Data entries:
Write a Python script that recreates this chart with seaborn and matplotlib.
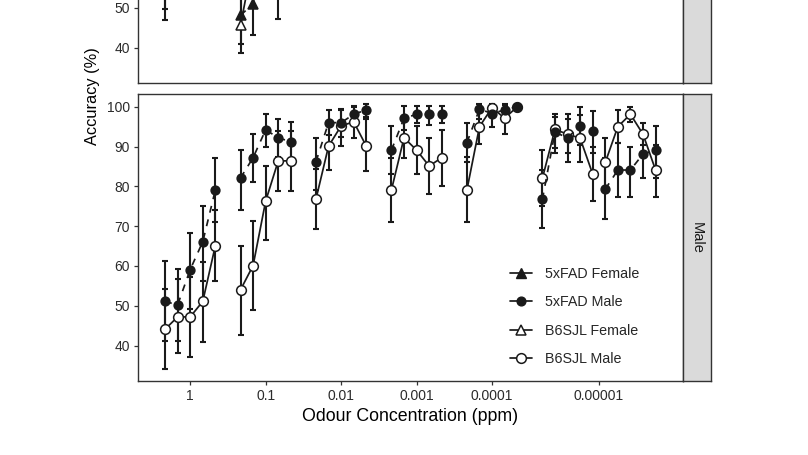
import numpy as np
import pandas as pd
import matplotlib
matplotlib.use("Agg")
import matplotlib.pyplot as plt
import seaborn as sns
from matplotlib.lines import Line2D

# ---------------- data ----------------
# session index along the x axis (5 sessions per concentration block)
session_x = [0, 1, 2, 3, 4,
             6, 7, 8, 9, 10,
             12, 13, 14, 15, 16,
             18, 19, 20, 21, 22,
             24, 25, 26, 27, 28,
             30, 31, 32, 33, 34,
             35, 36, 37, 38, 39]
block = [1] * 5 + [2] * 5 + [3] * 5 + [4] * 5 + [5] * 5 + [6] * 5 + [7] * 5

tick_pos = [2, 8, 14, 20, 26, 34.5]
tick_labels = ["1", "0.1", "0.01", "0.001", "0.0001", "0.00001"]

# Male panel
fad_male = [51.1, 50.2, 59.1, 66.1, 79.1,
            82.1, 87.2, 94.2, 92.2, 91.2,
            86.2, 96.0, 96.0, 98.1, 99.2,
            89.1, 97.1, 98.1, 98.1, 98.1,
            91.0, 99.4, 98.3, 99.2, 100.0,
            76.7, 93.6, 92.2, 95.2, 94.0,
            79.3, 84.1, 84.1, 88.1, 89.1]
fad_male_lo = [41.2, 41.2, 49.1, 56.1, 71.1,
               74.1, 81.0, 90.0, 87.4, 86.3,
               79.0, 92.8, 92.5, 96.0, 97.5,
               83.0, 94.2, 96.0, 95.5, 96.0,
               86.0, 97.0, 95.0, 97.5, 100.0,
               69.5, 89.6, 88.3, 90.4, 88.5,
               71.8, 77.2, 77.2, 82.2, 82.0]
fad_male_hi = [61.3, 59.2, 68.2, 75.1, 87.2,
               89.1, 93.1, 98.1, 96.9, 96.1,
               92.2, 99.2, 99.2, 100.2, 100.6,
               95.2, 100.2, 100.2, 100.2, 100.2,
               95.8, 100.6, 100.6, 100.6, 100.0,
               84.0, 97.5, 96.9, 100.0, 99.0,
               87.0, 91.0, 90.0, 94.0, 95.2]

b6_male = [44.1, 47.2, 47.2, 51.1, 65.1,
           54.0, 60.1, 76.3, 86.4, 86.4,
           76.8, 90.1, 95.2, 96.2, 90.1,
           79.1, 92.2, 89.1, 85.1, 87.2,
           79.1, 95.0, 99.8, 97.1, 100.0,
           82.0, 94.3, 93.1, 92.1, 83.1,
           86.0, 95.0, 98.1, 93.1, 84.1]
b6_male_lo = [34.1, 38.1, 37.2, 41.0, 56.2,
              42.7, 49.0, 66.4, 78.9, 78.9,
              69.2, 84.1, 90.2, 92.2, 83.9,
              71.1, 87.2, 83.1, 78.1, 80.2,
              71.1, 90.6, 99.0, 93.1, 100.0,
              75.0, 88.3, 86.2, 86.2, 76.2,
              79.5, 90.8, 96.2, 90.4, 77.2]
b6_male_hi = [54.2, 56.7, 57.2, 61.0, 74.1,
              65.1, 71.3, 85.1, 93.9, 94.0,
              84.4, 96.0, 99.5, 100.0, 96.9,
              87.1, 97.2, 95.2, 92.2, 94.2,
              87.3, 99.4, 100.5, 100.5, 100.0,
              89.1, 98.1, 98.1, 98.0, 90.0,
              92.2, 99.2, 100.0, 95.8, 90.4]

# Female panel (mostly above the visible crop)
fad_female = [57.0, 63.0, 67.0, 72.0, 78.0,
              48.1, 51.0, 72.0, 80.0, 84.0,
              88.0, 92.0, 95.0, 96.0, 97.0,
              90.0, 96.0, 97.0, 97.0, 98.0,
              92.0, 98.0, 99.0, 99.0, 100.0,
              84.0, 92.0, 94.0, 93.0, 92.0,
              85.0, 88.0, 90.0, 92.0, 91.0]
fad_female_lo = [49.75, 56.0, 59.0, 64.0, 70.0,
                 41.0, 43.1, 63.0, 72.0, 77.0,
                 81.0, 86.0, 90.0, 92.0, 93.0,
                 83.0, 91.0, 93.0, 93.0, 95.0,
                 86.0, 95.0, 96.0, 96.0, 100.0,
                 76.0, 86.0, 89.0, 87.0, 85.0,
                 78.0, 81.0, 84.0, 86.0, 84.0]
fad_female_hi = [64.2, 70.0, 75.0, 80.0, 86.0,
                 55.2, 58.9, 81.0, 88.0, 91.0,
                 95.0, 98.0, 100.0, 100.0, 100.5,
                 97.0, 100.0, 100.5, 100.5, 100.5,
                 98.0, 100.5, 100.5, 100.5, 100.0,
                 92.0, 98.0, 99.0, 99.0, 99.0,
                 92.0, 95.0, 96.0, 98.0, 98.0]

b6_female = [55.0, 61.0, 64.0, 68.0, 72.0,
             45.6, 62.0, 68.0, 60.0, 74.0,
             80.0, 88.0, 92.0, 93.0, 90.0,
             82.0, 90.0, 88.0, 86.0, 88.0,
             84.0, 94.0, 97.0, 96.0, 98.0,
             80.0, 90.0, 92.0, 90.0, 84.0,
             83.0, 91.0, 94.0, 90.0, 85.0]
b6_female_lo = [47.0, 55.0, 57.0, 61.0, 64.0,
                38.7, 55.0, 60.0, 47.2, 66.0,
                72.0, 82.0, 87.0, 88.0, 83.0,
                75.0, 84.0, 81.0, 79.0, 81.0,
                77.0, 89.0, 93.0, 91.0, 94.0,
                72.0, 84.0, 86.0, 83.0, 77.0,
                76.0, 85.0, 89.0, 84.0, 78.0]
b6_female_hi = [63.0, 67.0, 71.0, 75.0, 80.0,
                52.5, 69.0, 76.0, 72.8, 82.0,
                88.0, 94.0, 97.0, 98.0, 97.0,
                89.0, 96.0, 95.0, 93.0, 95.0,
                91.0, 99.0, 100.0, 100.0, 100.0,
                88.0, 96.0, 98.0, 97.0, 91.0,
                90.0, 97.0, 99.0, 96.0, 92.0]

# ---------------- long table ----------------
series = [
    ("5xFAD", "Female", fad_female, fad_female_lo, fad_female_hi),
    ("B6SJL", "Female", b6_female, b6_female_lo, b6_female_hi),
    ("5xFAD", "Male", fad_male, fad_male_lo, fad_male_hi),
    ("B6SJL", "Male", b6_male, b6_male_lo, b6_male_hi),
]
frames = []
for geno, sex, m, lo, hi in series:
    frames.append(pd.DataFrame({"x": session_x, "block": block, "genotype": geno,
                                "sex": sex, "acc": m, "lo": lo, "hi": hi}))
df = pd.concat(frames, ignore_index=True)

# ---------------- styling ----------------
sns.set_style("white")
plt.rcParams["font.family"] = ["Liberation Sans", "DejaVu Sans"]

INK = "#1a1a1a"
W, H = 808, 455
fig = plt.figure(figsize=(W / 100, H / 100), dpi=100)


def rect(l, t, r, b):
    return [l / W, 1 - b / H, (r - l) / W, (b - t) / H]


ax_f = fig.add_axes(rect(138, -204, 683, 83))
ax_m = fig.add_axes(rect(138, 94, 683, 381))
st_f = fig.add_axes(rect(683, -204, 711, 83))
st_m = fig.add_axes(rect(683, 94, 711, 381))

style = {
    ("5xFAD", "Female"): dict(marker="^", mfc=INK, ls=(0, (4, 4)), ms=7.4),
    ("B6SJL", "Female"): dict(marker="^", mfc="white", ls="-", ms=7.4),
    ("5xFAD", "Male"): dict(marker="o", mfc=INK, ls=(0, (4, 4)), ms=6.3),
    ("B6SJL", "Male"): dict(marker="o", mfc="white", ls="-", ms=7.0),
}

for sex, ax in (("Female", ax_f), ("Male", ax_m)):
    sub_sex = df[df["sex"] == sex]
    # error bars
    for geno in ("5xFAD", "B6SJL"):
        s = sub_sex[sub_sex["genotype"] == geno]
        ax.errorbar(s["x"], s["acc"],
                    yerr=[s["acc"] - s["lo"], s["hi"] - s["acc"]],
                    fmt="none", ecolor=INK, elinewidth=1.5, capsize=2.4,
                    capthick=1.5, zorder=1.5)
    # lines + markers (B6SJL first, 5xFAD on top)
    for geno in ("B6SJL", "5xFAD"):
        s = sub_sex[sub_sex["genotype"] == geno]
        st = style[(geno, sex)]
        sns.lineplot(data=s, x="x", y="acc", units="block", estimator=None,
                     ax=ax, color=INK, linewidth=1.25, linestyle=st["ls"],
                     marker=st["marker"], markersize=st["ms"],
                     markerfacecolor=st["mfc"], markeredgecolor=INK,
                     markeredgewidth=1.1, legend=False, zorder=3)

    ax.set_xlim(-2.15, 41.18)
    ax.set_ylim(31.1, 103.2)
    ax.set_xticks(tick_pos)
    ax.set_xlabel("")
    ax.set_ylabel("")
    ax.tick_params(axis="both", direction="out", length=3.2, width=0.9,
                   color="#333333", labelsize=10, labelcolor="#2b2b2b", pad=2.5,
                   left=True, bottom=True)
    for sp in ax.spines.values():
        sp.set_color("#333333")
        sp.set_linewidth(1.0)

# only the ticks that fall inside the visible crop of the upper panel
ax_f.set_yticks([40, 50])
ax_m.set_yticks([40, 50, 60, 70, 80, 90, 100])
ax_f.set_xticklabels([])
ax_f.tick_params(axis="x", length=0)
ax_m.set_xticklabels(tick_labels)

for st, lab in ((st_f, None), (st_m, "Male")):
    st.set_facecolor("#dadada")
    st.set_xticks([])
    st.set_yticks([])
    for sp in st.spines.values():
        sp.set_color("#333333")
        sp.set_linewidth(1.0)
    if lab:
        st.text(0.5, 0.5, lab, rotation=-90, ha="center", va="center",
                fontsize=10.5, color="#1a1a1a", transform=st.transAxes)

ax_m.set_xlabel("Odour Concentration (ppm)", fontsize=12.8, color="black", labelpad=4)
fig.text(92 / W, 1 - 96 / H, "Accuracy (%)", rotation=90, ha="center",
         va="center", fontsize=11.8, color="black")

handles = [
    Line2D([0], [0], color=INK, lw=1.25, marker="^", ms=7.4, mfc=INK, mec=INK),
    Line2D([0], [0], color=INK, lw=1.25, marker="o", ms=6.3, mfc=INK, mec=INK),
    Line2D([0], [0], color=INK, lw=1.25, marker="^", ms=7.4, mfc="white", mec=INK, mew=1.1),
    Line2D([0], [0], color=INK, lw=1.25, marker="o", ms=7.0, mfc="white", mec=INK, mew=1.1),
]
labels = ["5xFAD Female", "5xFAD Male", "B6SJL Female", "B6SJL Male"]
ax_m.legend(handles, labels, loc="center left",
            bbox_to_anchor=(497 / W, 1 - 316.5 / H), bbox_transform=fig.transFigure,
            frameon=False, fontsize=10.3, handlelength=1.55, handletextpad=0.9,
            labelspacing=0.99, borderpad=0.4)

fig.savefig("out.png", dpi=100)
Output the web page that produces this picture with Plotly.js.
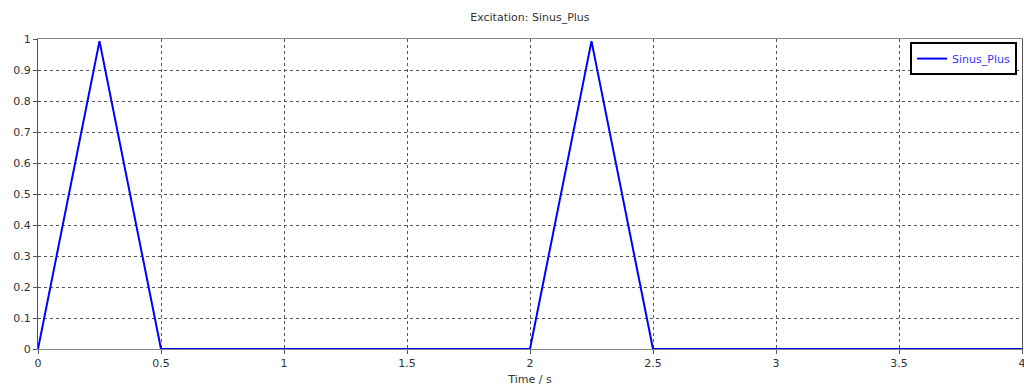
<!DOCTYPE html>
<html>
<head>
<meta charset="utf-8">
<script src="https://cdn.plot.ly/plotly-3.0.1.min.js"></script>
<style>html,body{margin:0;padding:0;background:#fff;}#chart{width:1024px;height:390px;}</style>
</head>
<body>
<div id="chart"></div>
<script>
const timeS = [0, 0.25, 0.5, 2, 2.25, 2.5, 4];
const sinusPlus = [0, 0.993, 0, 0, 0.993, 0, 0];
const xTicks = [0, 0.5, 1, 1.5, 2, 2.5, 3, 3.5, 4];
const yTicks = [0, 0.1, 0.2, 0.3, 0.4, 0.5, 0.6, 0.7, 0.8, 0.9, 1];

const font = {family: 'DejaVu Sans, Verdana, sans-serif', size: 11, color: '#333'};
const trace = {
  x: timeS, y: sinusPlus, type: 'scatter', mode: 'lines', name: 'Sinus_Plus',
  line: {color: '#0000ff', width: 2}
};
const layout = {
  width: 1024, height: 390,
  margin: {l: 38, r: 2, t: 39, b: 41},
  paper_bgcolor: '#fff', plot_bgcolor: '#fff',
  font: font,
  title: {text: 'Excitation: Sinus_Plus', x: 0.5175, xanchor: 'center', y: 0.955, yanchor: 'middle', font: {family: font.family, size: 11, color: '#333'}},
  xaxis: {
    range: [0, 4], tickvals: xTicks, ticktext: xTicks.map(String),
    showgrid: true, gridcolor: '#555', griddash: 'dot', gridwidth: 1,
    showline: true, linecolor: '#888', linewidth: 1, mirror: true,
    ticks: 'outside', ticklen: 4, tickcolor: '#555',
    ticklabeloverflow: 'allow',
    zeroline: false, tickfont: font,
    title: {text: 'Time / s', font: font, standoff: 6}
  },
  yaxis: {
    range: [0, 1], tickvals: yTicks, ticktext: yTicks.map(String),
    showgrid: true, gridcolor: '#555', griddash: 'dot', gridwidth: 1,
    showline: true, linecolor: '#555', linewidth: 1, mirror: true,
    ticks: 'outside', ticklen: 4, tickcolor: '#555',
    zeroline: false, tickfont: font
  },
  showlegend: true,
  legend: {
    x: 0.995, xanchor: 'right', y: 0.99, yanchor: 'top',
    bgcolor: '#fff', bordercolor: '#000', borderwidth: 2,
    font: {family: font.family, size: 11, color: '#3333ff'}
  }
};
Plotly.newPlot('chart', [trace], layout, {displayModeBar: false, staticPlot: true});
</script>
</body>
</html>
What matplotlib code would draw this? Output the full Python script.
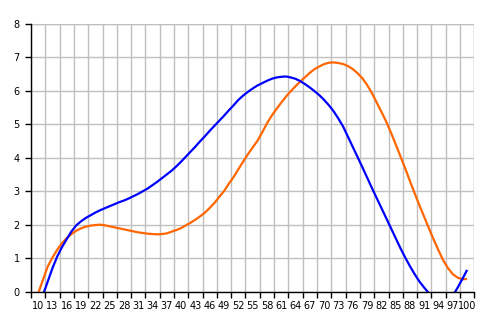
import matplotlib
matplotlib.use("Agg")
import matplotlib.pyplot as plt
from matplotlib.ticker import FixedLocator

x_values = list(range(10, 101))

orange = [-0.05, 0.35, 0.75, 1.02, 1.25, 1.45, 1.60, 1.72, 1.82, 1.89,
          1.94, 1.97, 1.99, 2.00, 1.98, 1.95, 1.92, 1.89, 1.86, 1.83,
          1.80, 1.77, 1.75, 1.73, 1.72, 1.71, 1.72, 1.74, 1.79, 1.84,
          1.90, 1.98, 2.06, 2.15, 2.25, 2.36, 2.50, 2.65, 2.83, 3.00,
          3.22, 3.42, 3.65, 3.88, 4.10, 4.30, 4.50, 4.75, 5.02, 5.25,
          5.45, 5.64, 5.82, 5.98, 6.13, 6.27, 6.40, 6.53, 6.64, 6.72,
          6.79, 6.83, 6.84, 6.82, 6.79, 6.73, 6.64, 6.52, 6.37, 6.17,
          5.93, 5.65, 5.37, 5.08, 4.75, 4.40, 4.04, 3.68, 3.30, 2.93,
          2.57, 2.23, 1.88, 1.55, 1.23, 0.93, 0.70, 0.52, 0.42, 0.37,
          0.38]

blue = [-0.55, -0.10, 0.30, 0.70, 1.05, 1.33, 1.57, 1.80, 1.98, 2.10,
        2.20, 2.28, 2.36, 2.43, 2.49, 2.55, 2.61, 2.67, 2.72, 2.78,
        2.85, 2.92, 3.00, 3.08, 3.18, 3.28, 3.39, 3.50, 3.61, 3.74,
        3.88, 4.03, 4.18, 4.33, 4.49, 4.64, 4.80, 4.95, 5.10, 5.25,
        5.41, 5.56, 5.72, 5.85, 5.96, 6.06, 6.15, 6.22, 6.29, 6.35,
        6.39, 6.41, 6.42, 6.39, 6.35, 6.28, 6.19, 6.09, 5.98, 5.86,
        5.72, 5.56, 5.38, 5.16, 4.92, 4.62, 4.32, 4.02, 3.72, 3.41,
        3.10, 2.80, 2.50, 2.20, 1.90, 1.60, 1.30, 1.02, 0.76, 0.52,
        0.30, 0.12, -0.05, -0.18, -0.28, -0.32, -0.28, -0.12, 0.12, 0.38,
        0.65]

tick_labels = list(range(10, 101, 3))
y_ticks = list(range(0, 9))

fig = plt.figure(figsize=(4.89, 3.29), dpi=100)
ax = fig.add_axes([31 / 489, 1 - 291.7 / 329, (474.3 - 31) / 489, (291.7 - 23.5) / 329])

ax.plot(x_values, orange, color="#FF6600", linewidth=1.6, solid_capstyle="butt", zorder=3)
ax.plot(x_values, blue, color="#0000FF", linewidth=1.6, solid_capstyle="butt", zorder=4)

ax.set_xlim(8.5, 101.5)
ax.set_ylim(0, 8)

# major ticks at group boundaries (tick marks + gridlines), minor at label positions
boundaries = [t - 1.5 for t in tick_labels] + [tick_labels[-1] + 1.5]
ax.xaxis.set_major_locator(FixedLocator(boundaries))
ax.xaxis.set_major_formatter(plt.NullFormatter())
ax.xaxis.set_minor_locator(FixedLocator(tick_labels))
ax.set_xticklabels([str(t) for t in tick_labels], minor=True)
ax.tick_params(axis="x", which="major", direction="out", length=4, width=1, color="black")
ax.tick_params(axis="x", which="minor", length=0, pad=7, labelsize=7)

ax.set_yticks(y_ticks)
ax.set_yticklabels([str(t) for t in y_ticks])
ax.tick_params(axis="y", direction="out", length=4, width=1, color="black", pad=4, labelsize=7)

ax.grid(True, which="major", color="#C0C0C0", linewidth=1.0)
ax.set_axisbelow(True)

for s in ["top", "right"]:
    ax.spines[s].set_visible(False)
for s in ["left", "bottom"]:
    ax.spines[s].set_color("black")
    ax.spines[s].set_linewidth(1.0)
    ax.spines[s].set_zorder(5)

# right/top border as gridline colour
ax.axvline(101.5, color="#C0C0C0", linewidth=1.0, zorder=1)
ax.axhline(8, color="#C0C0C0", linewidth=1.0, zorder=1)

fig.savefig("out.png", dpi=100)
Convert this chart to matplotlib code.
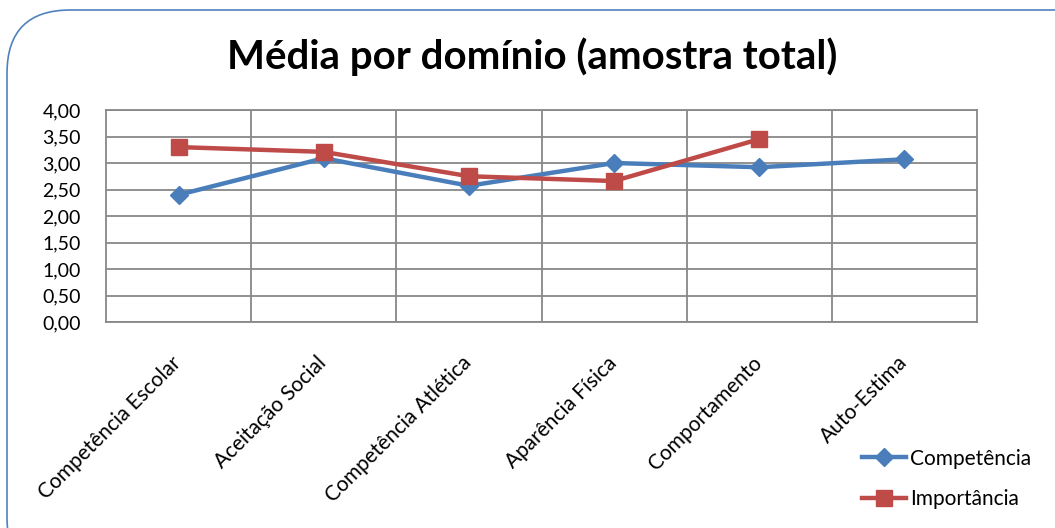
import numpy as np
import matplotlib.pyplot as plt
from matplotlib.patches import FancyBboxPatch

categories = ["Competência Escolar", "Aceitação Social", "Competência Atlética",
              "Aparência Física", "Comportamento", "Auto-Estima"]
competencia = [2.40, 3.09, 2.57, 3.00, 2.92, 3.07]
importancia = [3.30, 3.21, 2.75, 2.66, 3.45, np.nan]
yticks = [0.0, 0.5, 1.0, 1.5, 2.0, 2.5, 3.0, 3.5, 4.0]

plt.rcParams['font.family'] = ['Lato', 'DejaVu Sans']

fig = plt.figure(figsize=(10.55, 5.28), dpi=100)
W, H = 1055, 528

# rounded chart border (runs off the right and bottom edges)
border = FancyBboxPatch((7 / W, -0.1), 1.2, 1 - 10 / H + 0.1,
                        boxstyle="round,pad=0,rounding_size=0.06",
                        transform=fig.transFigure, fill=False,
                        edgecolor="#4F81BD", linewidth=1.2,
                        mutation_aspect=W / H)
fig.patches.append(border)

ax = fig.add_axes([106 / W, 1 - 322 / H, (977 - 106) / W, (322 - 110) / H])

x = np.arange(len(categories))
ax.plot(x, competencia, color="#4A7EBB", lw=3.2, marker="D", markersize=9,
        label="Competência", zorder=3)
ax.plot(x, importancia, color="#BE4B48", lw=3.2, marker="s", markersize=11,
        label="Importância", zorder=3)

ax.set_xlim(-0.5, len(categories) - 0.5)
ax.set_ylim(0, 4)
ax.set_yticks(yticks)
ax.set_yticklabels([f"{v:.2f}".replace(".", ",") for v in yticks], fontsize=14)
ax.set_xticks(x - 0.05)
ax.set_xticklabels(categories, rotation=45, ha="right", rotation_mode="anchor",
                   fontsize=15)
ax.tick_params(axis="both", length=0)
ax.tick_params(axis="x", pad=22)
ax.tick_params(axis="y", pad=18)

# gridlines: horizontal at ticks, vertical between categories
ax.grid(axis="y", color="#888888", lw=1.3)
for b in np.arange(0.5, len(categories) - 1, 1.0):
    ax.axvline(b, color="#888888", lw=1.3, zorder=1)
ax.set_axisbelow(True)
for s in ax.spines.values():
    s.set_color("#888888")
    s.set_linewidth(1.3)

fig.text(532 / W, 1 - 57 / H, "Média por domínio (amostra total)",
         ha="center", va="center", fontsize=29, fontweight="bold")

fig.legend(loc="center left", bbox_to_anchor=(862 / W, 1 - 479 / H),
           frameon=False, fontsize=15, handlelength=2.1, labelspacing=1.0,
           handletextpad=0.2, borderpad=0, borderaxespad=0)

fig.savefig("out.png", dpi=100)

Work to do: Transcribe the lines between the one holding "Convert this chart to matplotlib code." and the one holding "W, H = 1055, 528", inclusive, and leave out any pictures.

Reply:
Convert this chart to matplotlib code.
import numpy as np
import matplotlib.pyplot as plt
from matplotlib.patches import FancyBboxPatch

categories = ["Competência Escolar", "Aceitação Social", "Competência Atlética",
              "Aparência Física", "Comportamento", "Auto-Estima"]
competencia = [2.40, 3.09, 2.57, 3.00, 2.92, 3.07]
importancia = [3.30, 3.21, 2.75, 2.66, 3.45, np.nan]
yticks = [0.0, 0.5, 1.0, 1.5, 2.0, 2.5, 3.0, 3.5, 4.0]

plt.rcParams['font.family'] = ['Lato', 'DejaVu Sans']

fig = plt.figure(figsize=(10.55, 5.28), dpi=100)
W, H = 1055, 528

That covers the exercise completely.